Having last week commented on the excellence of evidence provided to the House of Commons Defence Select Committee which is currently reviewing the UK’s Armed Forces Readiness given by the former Chief of the Defence Staff (CDS) Lord (Nick) Houghton of Richmond it is only right that I should also review what his successor, General Sir Nick Carter, provided in evidence on the following day.
Clarity is never a word that I have associated with General Sir Nick Carter and I am not about to do so now. Yes, this was what politicians would be accused of as being a U-Turn in expressed views but once again, it probably left the issue more confused than it started.
Before moving on I should say that never once during General Carter’s term as Chief of the Defence Staff can I recall him being critical of Government policy toward defence. Where possible from the time he was appointed as CDS in June 2018 and that was within his remit, he also ensured that the most senior posts in the military – those of First Sea Lord, Chief of the General Staff and Chief of the Air Staff – were filled by individuals who would, to use the colloquial term, ‘understand the politics’ and thus not be critical of government and MOD strategy and policy.
Nowhere was the above to be more apparent to me than in his leaning heavily on defence politicians to ensure that the immediate predecessor to the current newly appointed Chief of the Air Staff would be someone who would not cause trouble or answer back! If one needed further evidence to what I refer then one only has to look back to the last quite appalling appearance of that now former Chief of the Air Staff in front of the House of Commons Defence Select Committee on February 1st this year when the Committee was looking at the work of the Chief of the Air Staff to better understand what I mean!
So be it – nothing new that politicians along with senior civil servants in the MOD don’t want criticism from those charged with responsibility for running the military or the important parts of it. Neither it seems, does the most senior military leader in defence want criticism from any high ranking but subordinate service chief.
And thereby hangs a problem because those in the military charged with running their specific service should discuss, debate and agree what it is that they think they need to do the job. If the Chief of Defence Staff ensures that those around him will always say ‘yes’ and agree then the nation as a hole is weakened. And they should also remember that the public looks up to them to ensure that politicians are properly advised and hopefully make the right decision.
Please allow me one further slight digression, one that in this case also provides a degree of necessary balance. One of my best remembered examples of how the Secretary of State for Defence should and in this case, certainly did, work with his senior military chiefs occurred in 1997/8. The Strategic Defence Review published in 1998 was in large part based on a plan to build two new aircraft carriers for the rebuilding of what we now call ‘Carrier Strike’ – each being up to 40,000 tons.
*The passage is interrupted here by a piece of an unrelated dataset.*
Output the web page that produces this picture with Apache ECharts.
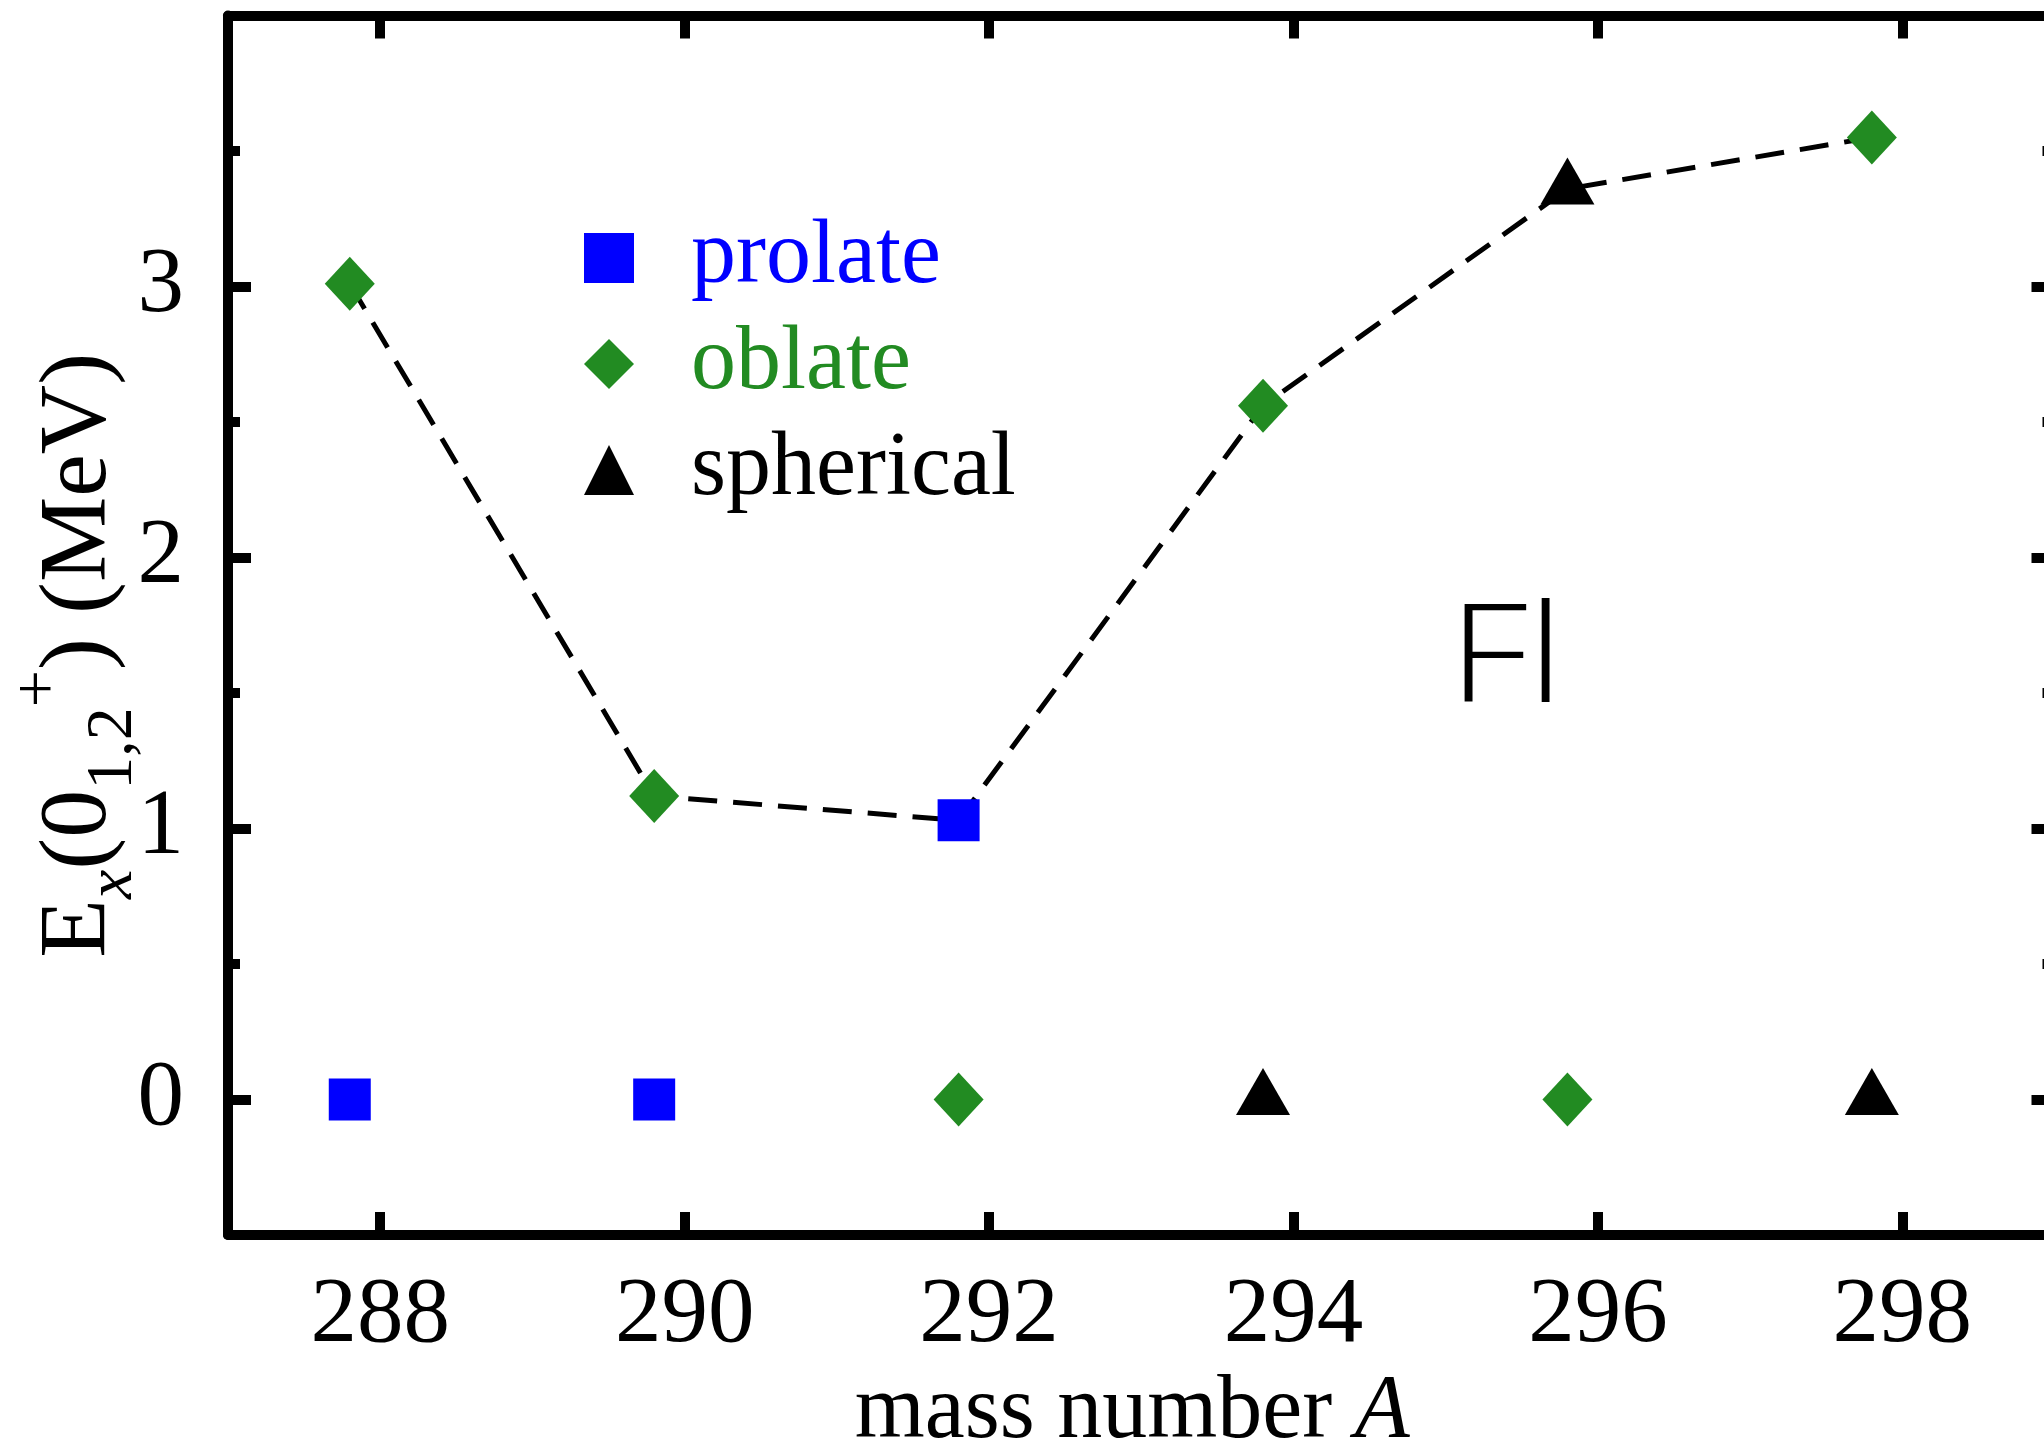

The ultimate decisions relating to numbers of and the size of vessels followed agreement that had very sensibly been sought by the George – now Lord Robertson of Port Ellen who was at the time the much respected Secretary of State for Defence, from the then First Sea Lord, Admiral Sir Jock Slater and the then Chief of the Air Staff, Air Chief Marshal Sir Richard Johns. Without their complete agreement on all matters relating to the revival of ‘Carrier Strike’ there would probably have been none! And so, agreement between these two highly respected senior military officers was for two ships to be built of between 30,000 to 40,000 tons each. The decision relating to size as taken in 1997/8 was, if I recall correctly, tailored to meet the strategic defence priorities later fully outlined in what many including myself regard to have been an excellent Strategic Defence Review.
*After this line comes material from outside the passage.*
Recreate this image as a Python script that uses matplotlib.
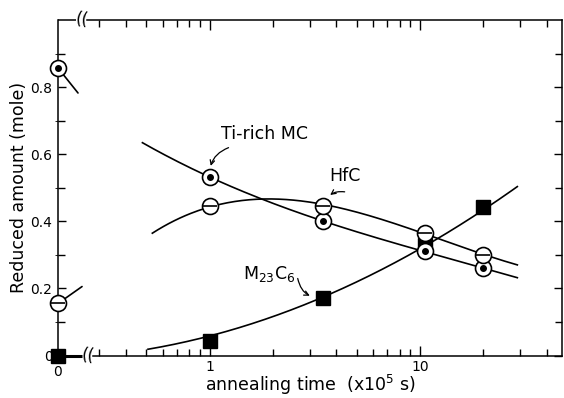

For an explanation of how the carrier design eventually increased in size to 65,000 tonnes in the years that followed we need to recall the ‘obsession’ that a later First Sea Lord, Admiral Lord West of Spithead and who was later a Labour Government Minister, had with the need for the carriers to conduct ‘deep strike’ capability but which from the very start appeared to ignore that the STOVL version of the Joint Strike Fighter that the UK was seeking to purchase did not have sufficient range to achieve the necessary ‘depth’ required and thus, ‘Carrier Strike’ would need to be supported by RAF tanker refuelling.
Digression over and back to the issue in hand – former Chief of the Defence Staff, General Sir Nick Carter to HCDC last week.
The General Carter giving evidence today was a very different General Carter who for three years had been the most responsible officer in the UK military. He was quick to sound the alarm on a potentially catastrophic gap in Britain’s defenses and presented a view that the UK’s military services are critically undermanned and the Royal Navy’s Type 45 Destroyers stand as Britain’s solitary bulwark against a barrage of missiles akin to those Russia has deployed against Ukraine. He also cautioned that should Britain find herself embroiled in a protracted state-on-state conflict, victory could prove elusive.
The former Chief of the Defence Staff made it clear that he was deeply concerned about the shrinking size of Britain’s Armed Forces and pointed to recent figures that put the headcount of Army, Royal Navy and Royal Air Force regulars at just over 143,560. Our armed forces have shrunk too much he said but why is it that he said nothing like this during his three years tenure as CDS or better still, why did he not fight for an increase or resign on principle?
Rightly I suspect, General Carter’s underlying concern was lack of resilience of our armed forces as a whole and if I got it right, he suggested:
If we were to face a peer-on-peer war, I’m not sure we’d have any capability left after the first few months of engagement.”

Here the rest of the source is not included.